Learning Our Faith from the Fathers of the Church — 20141026

The incarnation of the Word of God (i.e., Logos, Son of God or Christ) was very consistently considered by Byzantine theologians as truly having a cosmic significance. The cosmic dimension of the Christ-event is expressed particularly well in Byzantine hymnology: Every creature made by You offers You thanks: the Angels offer You a hymn; the heavens, a star; the Magi, gifts; the shepherds, their wonder; the earth, its cave; the wilderness, the manger, and we offer You a Virgin Mother.” The connection between creation and the Incarnation is constantly emphasized in the hymns: Man fell from the divine and better life; though made in the image of God, through transgression he became wholly subject to corruption and decay. But now the wise Creator fashions him anew; for He has been glorified. Similarly, the hymnology of Great and Good Friday stresses the involvement of creation as a whole in the death of Christ: The sun beholding You upon the Cross covered itself with gloom; the earth trembled for fear.

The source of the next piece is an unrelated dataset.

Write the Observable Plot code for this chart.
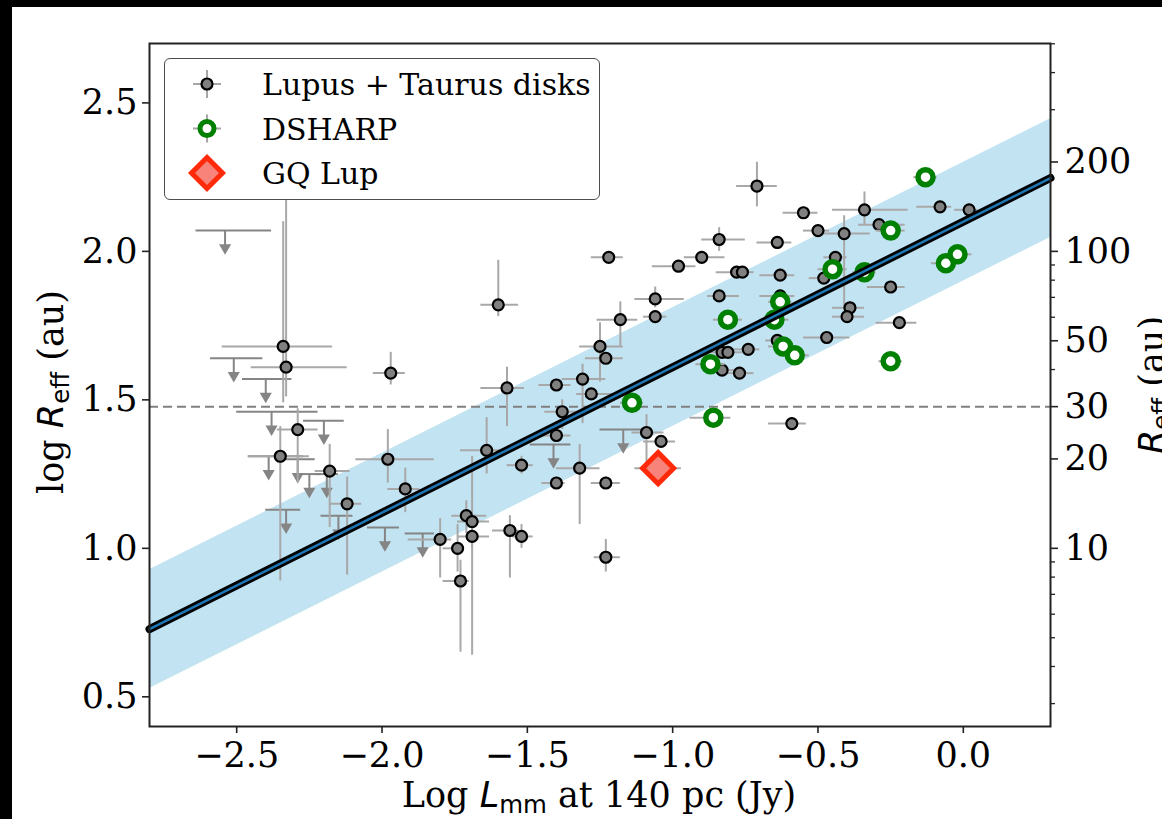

Thus, poetic images reflect the parallelism between Genesis 1:2 and John 1. The coming of Christ is the Incarnation of the Logos thorough whom all things were made: it is a new creation, but the creator is the same. Against the Gnostics, who professed a dualism distinguishing the God of the Old Testament from the Father of Jesus, patristic tradition affirmed their absolute identity and, therefore, the essential goodness of the original creation.

The Christ-event is a cosmic event both because Christ is the Logos – and, therefore, in God the agent of creation – and because He is man, since man is a microcosm. Man’s sin plunges creation into death and decay, but man’s restoration in Christ is a restoration of the cosmos to its original beauty. Here again, Byzantine hymnology is the best witness:

David foreseeing in spirit the sojourn with men of the Only-begotten Son in the flesh, called the creation to rejoice with him, and prophetically lifted up his voice to cry: “Tabor and Hermon shall rejoice in Your name”. For having gone up, O Christ, with Your disciples into Mount Tabor, You were transfigured, and made the nature that had grown dark in Adam to shine again as lightning.

The glorification of man, which is also the glorification of the whole of creation, should be understood eschatologically. In the person of Christ, in the sacramental reality of His Body, and in the life of the saints, the transfiguration of the entire cosmos is anticipated’ but its advent in strength is still to come. This glorification, however, is indeed already a living experience available to all Christians, especially in the Liturgy. This experience alone can give a goal and a meaning to human history.